The total number of violent deaths recorded was 102. In contrast to the three previous months, armed conflict rather than crime was the major cause of violent deaths in the month. The largest number of fatalities (69) were in South Darfur, mainly due to two deadly inter-tribal clashes, namely Rizeigat versus Maaliya (17 September) and Fellata versus Habbaniya (22 September), which between them caused 38 deaths. Both these fights were caused by cattle theft. In addition, a fight between Rizeigat and Saada reportedly led to as many as one hundred injuries. This was sparked by the deaths of four police officers in a dispute. These incidents represent the most serious intra-Arab fighting since March, when approximately thirty people were killed.
Twenty-four fatalities were reported in North Darfur. Of these, 22 arose from the attack by the Sudan Government and related militia on SLA positions in Korma. The majority of those killed were SLA fighters. To date, UNAMID has not been able to visit Korma to confirm the figures, which may therefore rise. (Though it is also possible that an investigation might lead to a downward revision of the numbers, as often happens.) The Korma offensive appears to be related to the concentration of Chadian opposition groups in Umm Shaddiq, where they have been relocated after their removal from the border area.
Crime has not diminished.

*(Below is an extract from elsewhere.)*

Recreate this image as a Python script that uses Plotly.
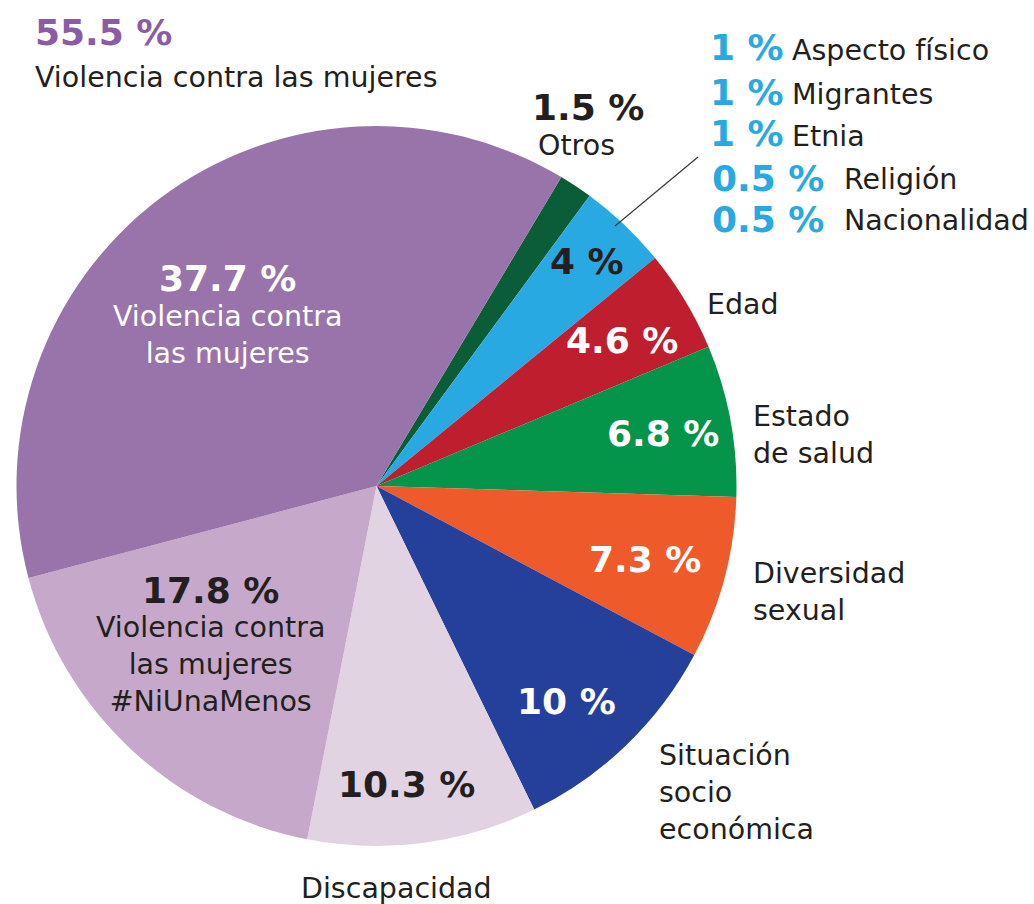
import plotly.graph_objects as go

# ---- data ----
categories = ["Otros", "Otros grupos", "Edad", "Estado de salud", "Diversidad sexual",
              "Situación socio económica", "Discapacidad",
              "Violencia contra las mujeres #NiUnaMenos", "Violencia contra las mujeres"]
values = [1.5, 4, 4.6, 6.8, 7.3, 10, 10.3, 17.8, 37.7]
total_women = 55.5
sub_labels = ["Aspecto físico", "Migrantes", "Etnia", "Religión", "Nacionalidad"]
sub_values = [1, 1, 1, 0.5, 0.5]

colors = ["#0b5d37", "#29a9e1", "#be1e2e", "#04944a", "#ef5a2a",
          "#25409a", "#e2d3e3", "#c6a9ca", "#9874aa"]

W, H = 1034, 904
FONT = "DejaVu Sans"
DARK = "#231f20"
PURPLE = "#8a5ca7"
BLUE = "#29a9e1"

def px(x):
    return x / W

def py(y):
    return 1 - y / H

def pct(v):
    return f"{v:g} %"

# pie geometry (pixels)
cx, cy, r = 376.5, 486, 360

fig = go.Figure(go.Pie(
    labels=categories, values=values, sort=False, direction="clockwise",
    rotation=30.9, marker=dict(colors=colors, line=dict(width=0)),
    textinfo="none", hoverinfo="label+value", showlegend=False,
    domain=dict(x=[px(cx - r), px(cx + r)], y=[py(cy + r), py(cy - r)]),
))

ann = []

def add(text, x, y, size, color, bold=False, xanchor="center", align="center"):
    t = f"<b>{text}</b>" if bold else text
    ann.append(dict(text=t, x=px(x), y=py(y), xref="paper", yref="paper",
                    xanchor=xanchor, yanchor="middle", align=align, showarrow=False,
                    font=dict(family=FONT, size=size, color=color)))

PS = 36    # percent size
LS = 28.5  # label size

# top-left total
add(pct(total_women), 33, 33, PS, PURPLE, True, "left")
add("Violencia contra las mujeres", 33, 78, LS, DARK, False, "left")

# Otros
add(pct(values[0]), 588, 107, PS, DARK, True)
add("Otros", 576, 146, LS, DARK)

# blue breakdown
rows_y = [48, 92, 134, 178, 219]
for lab, v, yy in zip(sub_labels, sub_values, rows_y):
    p = pct(v)
    x0 = 708 if v >= 1 else 710
    lx = 790 if v >= 1 else 842
    add(p, x0, yy, PS, BLUE, True, "left")
    add(lab, lx, yy + 2, LS, DARK, False, "left")

# in-slice percentages
add(pct(values[1]), 587, 262, PS, DARK, True)
add(pct(values[2]), 622, 340, PS, "white", True)
add(pct(values[3]), 663, 433, PS, "white", True)
add(pct(values[4]), 645, 559, PS, "white", True)
add(pct(values[5]), 566, 701, PS, "white", True)
add(pct(values[6]), 406, 784, PS, DARK, True)
add(pct(values[7]), 210, 590, PS, DARK, True)
add(pct(values[8]), 227, 278, PS, "white", True)

# outside labels
add("Edad", 705, 304, LS, DARK, False, "left")
add("Estado<br>de salud", 751, 435, LS, DARK, False, "left", "left")
add("Diversidad<br>sexual", 751, 592, LS, DARK, False, "left", "left")
add("Situación<br>socio<br>económica", 657, 792, LS, DARK, False, "left", "left")
add("Discapacidad", 396, 888, LS, DARK)

# in-slice labels
add("Violencia contra<br>las mujeres", 227, 335, LS, "white")
add("Violencia contra<br>las mujeres<br>#NiUnaMenos", 210, 664, LS, DARK)

fig.update_layout(
    width=W, height=H, margin=dict(l=0, r=0, t=0, b=0),
    paper_bgcolor="white", plot_bgcolor="white",
    annotations=ann,
    shapes=[dict(type="line", xref="paper", yref="paper",
                 x0=px(615), y0=py(226), x1=px(698), y1=py(157),
                 line=dict(color="#3a3a3a", width=1.2))],
)

fig.write_html("out.html", config={"displayModeBar": False},
               post_script="document.body.style.margin='0';")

A total of 56 cases of armed banditry were recorded, the highest for four months. Eleven were attacks on UN and UN-affiliated personnel. In el Geneina, one Nigerian UNAMID soldier died in the course of a carjacking operation and two Kenyan military policemen were injured. September also saw a sharp rise in carjacking, with twelve vehicles stolen at gun point and one failed attempt. This is the worst month since April (when 16 were stolen). However, six of these vehicles were recovered by the Sudanese police, suggesting that the police may be becoming more capable or more willing to pursue hijackers.